The Foxes may even have won that game were it not for a possible goalkeeping error from Kasper Schmeichel for Manchester United’s goal and some uncharacteristic toothlessness on the break from Jamie Vardy when he tried to play in a team mate instead of shooting.

I’m in no way slating Leicester, though. They weren’t big mistakes. I’m pointing them out only to show just how close Leicester came to actually winning the game.

Manchester United were their usual sterile selves, but they’re not still in touch with the leading pack for nothing. They’re a good side with good players who just need to find a spark from somewhere before they can do some serious damage. But it doesn’t look forthcoming.

Then there’s Leicester. You’d also have to say they’re second in the table for a reason. Manchester City and Arsenal have both lost three times this season, United twice. Leicester have only lost once; against Arsenal. And although they may have had a fairly favourable run of games, they’ve still had to win them. They are where they are because they’ve been better than most. And you can’t really argue that they lack that certain spark like United.

No, Leicester didn’t disappoint this weekend. They set up to stifle Manchester United, and stifle them they did. The goal came from a set piece, but those two banks of four were too solid for United to break down from open play - though it may be argued that a wet cardboard box is too structurally sound for United to break down these days. The two up top did their job linking up well in possession to facilitate the counter. And the counter is Leicester’s food and drink.

There will, at some point, come a slump. And not because Leicester aren’t as good as the other teams around them either. The form of Vardy and Mahrez surely mirrors Arsenal’s Sanchez and Ozil or City’s Silva and Aguero, without whom the big teams are understandably weakened. For all intents and purposes, Vardy and Mahrez are Leicester’s pair of world class players.

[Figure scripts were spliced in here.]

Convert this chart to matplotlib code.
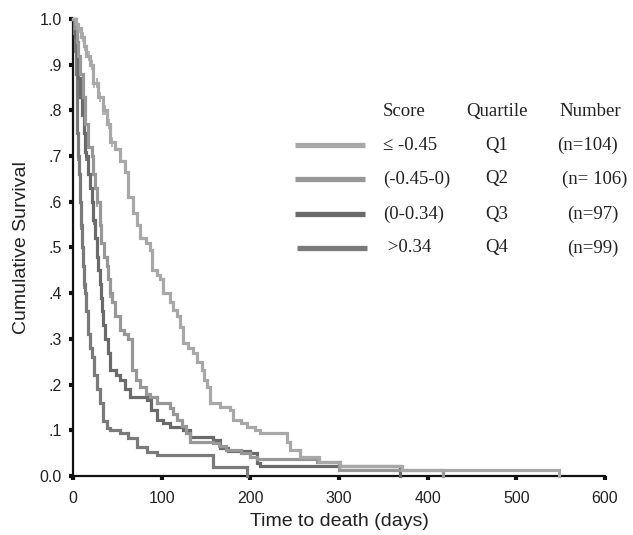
import numpy as np
import matplotlib
matplotlib.use("Agg")
import matplotlib.pyplot as plt

# Kaplan-Meier step knots: (days, cumulative survival) per score quartile
q1_t = [0, 3, 6, 9, 12, 15, 19, 23, 28, 34, 38, 42, 47, 53, 59, 62, 68, 72, 76, 82,
        87, 89, 95, 98, 102, 109, 113, 117, 121, 124, 130, 135, 140, 145, 148, 151,
        154, 166, 177, 181, 190, 196, 205, 211, 241, 245, 256, 278, 301, 371, 548]
q1_s = [1.0, 0.99, 0.98, 0.96, 0.94, 0.92, 0.90, 0.86, 0.83, 0.80, 0.77, 0.73, 0.715,
        0.69, 0.665, 0.61, 0.575, 0.55, 0.52, 0.51, 0.495, 0.45, 0.44, 0.43, 0.40, 0.38,
        0.363, 0.35, 0.326, 0.29, 0.28, 0.27, 0.25, 0.232, 0.21, 0.195, 0.16, 0.151,
        0.144, 0.122, 0.115, 0.107, 0.10, 0.094, 0.075, 0.057, 0.042, 0.031, 0.022,
        0.013, 0.0]

q2_t = [0, 2, 4, 6, 8, 11, 14, 17, 21, 23, 25, 27, 30, 32, 35, 38, 40, 42, 44, 47, 53,
        57, 62, 66, 71, 76, 82, 87, 95, 109, 113, 117, 123, 128, 132, 158, 165, 173,
        190, 200, 207, 275, 300, 417]
q2_s = [1.0, 0.98, 0.95, 0.92, 0.88, 0.83, 0.77, 0.72, 0.70, 0.66, 0.63, 0.60, 0.55,
        0.51, 0.48, 0.46, 0.43, 0.40, 0.38, 0.35, 0.32, 0.31, 0.30, 0.232, 0.21, 0.195,
        0.18, 0.173, 0.16, 0.149, 0.135, 0.122, 0.11, 0.094, 0.074, 0.072, 0.065, 0.057,
        0.05, 0.042, 0.038, 0.031, 0.013, 0.0]

q3_t = [0, 2, 4, 6, 8, 10, 12, 14, 15, 17, 19, 21, 23, 25, 27, 28, 30, 32, 33, 34, 36,
        39, 42, 48, 53, 59, 64, 83, 88, 95, 102, 109, 124, 132, 158, 166, 175, 200, 207,
        211, 369]
q3_s = [1.0, 0.96, 0.92, 0.87, 0.83, 0.79, 0.75, 0.71, 0.70, 0.66, 0.63, 0.60, 0.56,
        0.52, 0.48, 0.45, 0.42, 0.39, 0.36, 0.33, 0.30, 0.27, 0.232, 0.22, 0.21, 0.19,
        0.173, 0.166, 0.145, 0.122, 0.115, 0.107, 0.10, 0.085, 0.079, 0.061, 0.055, 0.05,
        0.028, 0.022, 0.0]

q4_t = [0, 1, 2, 3, 4, 5, 6, 7, 8, 9, 10, 11, 12, 13, 15, 17, 19, 21, 24, 27, 30, 34,
        38, 42, 53, 62, 72, 83, 95, 158, 196]
q4_s = [1.0, 0.97, 0.93, 0.88, 0.82, 0.75, 0.70, 0.66, 0.60, 0.55, 0.50, 0.46, 0.42,
        0.40, 0.36, 0.31, 0.28, 0.26, 0.22, 0.19, 0.16, 0.12, 0.105, 0.10, 0.094, 0.083,
        0.064, 0.053, 0.046, 0.02, 0.0]

# Censored observations (days)
q1_cens = [4, 7, 11, 14, 18, 21, 24, 27, 31, 34, 36, 41, 44]
q2_cens = [27, 42]
q3_cens = [15, 24]
q4_cens = [6, 9, 12]

score_labels = ["\u2264 -0.45", "(-0.45-0)", "(0-0.34)", " >0.34"]
quartile_labels = ["Q1", "Q2", "Q3", "Q4"]
number_labels = ["(n=104)", "(n= 106)", "(n=97)", "(n=99)"]
colors = ["#a8a8a8", "#979797", "#6a6a6a", "#7a7a7a"]

x_ticks = [0, 100, 200, 300, 400, 500, 600]
y_ticks = [0.0, 0.1, 0.2, 0.3, 0.4, 0.5, 0.6, 0.7, 0.8, 0.9, 1.0]
y_ticklabels = ["0.0", ".1", ".2", ".3", ".4", ".5", ".6", ".7", ".8", ".9", "1.0"]

sans = ["Liberation Sans", "DejaVu Sans"]
serif = ["Liberation Serif", "DejaVu Serif"]

fig = plt.figure(figsize=(6.33, 5.35), dpi=100)
ax = fig.add_axes([0.1153, 0.1103, 0.8405, 0.8542])

groups = [(q1_t, q1_s, q1_cens), (q2_t, q2_s, q2_cens),
          (q3_t, q3_s, q3_cens), (q4_t, q4_s, q4_cens)]

# draw darker groups last so they sit on top
for (t, s, cens), col in reversed(list(zip(groups, colors))):
    t = np.asarray(t, float)
    s = np.asarray(s, float)
    ax.step(t, s, where="post", color=col, lw=2.3, solid_joinstyle="miter",
            clip_on=False, zorder=3)
    idx = np.searchsorted(t, cens, side="right") - 1
    ax.plot(cens, s[idx], linestyle="none", marker="|", markersize=7,
            markeredgewidth=1.2, color=col, clip_on=False, zorder=4)

ax.set_xlim(0, 600)
ax.set_ylim(0, 1.0)
ax.set_xticks(x_ticks)
ax.set_yticks(y_ticks)
ax.set_yticklabels(y_ticklabels)
for side in ("top", "right"):
    ax.spines[side].set_visible(False)
for side in ("left", "bottom"):
    ax.spines[side].set_linewidth(1.6)
    ax.spines[side].set_color("#111111")
ax.tick_params(axis="both", direction="out", length=3, width=3, color="#111111",
               labelsize=11.5, labelcolor="#222222")
ax.tick_params(axis="y", pad=5)
ax.tick_params(axis="x", pad=8)
for lab in ax.get_xticklabels() + ax.get_yticklabels():
    lab.set_family(sans)

ax.set_xlabel("Time to death (days)", fontsize=14, family=sans, color="#222222",
              labelpad=5)
ax.set_ylabel("Cumulative Survival", fontsize=14, family=sans, color="#222222",
              labelpad=7)

# Table-style key
row_y = [0.724, 0.650, 0.573, 0.499]
header_y = 0.797
tx = ax.transAxes
ax.text(0.583, header_y, "Score", transform=tx, family=serif, fontsize=13.5,
        ha="left", va="center", color="#222222")
ax.text(0.797, header_y, "Quartile", transform=tx, family=serif, fontsize=13.5,
        ha="center", va="center", color="#222222")
ax.text(0.972, header_y, "Number", transform=tx, family=serif, fontsize=13.5,
        ha="center", va="center", color="#222222")
line_x = [(0.417, 0.549), (0.417, 0.549), (0.417, 0.549), (0.421, 0.553)]
n_x = [0.968, 0.981, 0.977, 0.977]
for i in range(4):
    ax.plot(line_x[i], [row_y[i], row_y[i]], transform=tx, color=colors[i], lw=3.8,
            solid_capstyle="butt", clip_on=False)
    ax.text(0.583, row_y[i], score_labels[i], transform=tx, family=serif,
            fontsize=13.5, ha="left", va="center", color="#222222")
    ax.text(0.797, row_y[i], quartile_labels[i], transform=tx, family=serif,
            fontsize=13.5, ha="center", va="center", color="#222222")
    ax.text(n_x[i], row_y[i], number_labels[i], transform=tx, family=serif,
            fontsize=13.5, ha="center", va="center", color="#222222")

fig.savefig("out.png", dpi=100)
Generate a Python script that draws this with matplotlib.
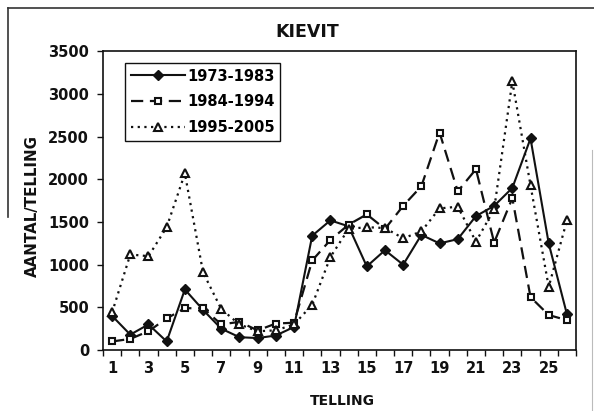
import matplotlib
matplotlib.use("Agg")
import matplotlib.pyplot as plt
import numpy as np
from matplotlib.lines import Line2D

telling = list(range(1, 27))
s1973 = [400, 180, 300, 100, 710, 470, 250, 150, 140, 170, 270, 1340, 1520, 1450, 980,
         1170, 1000, 1350, 1250, 1300, 1570, 1690, 1900, 2480, 1250, 420]
s1984 = [100, 130, 220, 370, 490, 490, 300, 330, 230, 310, 320, 1050, 1290, 1470, 1590,
         1420, 1690, 1920, 2550, 1860, 2120, 1260, 1780, 620, 410, 350]
s1995 = [440, 1120, 1100, 1440, 2070, 910, 480, 300, 220, 230, 300, 530, 1090, 1420, 1440,
         1430, 1310, 1390, 1660, 1680, 1270, 1650, 3150, 1930, 740, 1520]
labels = ["1973-1983", "1984-1994", "1995-2005"]
yticks = [0, 500, 1000, 1500, 2000, 2500, 3000, 3500]

W, H = 594, 411
fig = plt.figure(figsize=(W / 100, H / 100), dpi=100)
ax = fig.add_axes([103 / W, (H - 350) / H, 473 / W, 298.5 / H])

ink = "#111111"
ax.plot(telling, s1973, color=ink, lw=1.5, ls="-", marker="D", ms=5,
        mfc=ink, mec=ink, label=labels[0], zorder=3)
ax.plot(telling, s1984, color=ink, lw=1.6, ls=(0, (5.5, 3)), marker="s", ms=5,
        mfc="white", mec=ink, mew=1.5, label=labels[1], zorder=3)
ax.plot(telling, s1995, color=ink, lw=1.6, ls=(0, (1, 2)), marker="^", ms=5.5,
        mfc="white", mec=ink, mew=1.5, label=labels[2], zorder=3)

ax.set_xlim(0.5, 26.5)
ax.set_ylim(0, 3500)
ax.set_yticks(yticks)
ax.set_xticks(range(1, 27, 2))
ax.set_xticks(np.arange(0.5, 27, 1), minor=True)
ax.tick_params(axis="x", which="major", length=0, pad=8)
ax.tick_params(axis="x", which="minor", length=4, width=1, color=ink, direction="out")
ax.tick_params(axis="y", length=4, width=1, color=ink, direction="out", pad=6)
for lab in ax.get_xticklabels() + ax.get_yticklabels():
    lab.set_fontweight("bold")
    lab.set_fontsize(10.5)
    lab.set_color(ink)
for sp in ax.spines.values():
    sp.set_color(ink)
    sp.set_linewidth(1.2)

leg = ax.legend(loc="upper left", bbox_to_anchor=(22 / 473, (350 - 62.7) / 298.5),
                borderaxespad=0, fancybox=False, edgecolor=ink, framealpha=1,
                handlelength=3.7, handletextpad=0.15, labelspacing=0.75,
                borderpad=0.4, prop={"weight": "bold", "size": 10.5})
leg.get_frame().set_linewidth(1.0)

fig.text(307 / W, 1 - 32 / H, "KIEVIT", ha="center", va="center",
         fontsize=12.5, fontweight="bold", color=ink)
fig.text(342 / W, 1 - 401 / H, "TELLING", ha="center", va="center",
         fontsize=10, fontweight="bold", color=ink)
fig.text(32.5 / W, 1 - 206 / H, "AANTAL/TELLING", ha="center", va="center",
         rotation=90, fontsize=10.8, fontweight="bold", color=ink)

# scanned chart border
fig.add_artist(Line2D([8 / W, 1], [1 - 8 / H, 1 - 8 / H], color="#333333", lw=1.2))
fig.add_artist(Line2D([8 / W, 8 / W], [1 - 8 / H, 1 - 217 / H], color="#333333", lw=1.2))
fig.add_artist(Line2D([592 / W, 592 / W], [1 - 150 / H, 0], color="#bbbbbb", lw=0.8))

fig.savefig("out.png", dpi=100)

But the slump will arrive because it arrives for every team every year. Most teams rely on the form of one or two individuals to light up the side. It’s normal for a team to have a particular creative spark that they rely on, or a leader on the pitch who make the team better. That’s part of the normal team dynamic.

What is also normal is an injury scare. So every team has a slump because no team can go a whole season on super-human form. Especially Leicester, given they put so much effort into playing without the ball, staying solid and counter attacking with so much pace and precision. There’s only so many times you can come back from two goals down!

There are still some huge games for Leicester between now and the end of the year, and it would be no surprise to anyone if they slipped down the table quite a bit over the next few weeks.

But they didn’t disappoint this weekend. The game had the feel of a cagey top-of-the-table clash in some ways. It was a game of few clear cut chances, decided by breakaways and set-pieces. It remains to be seen if they can cope with the more all-action styles of Manchester City and Liverpool who may have enough to trouble Leicester more than Manchester United did.

Leicester’s display at the weekend was worthy of their top-of-the-table status, and even if they won’t win the league, surely they can now start dreaming of a top four finish.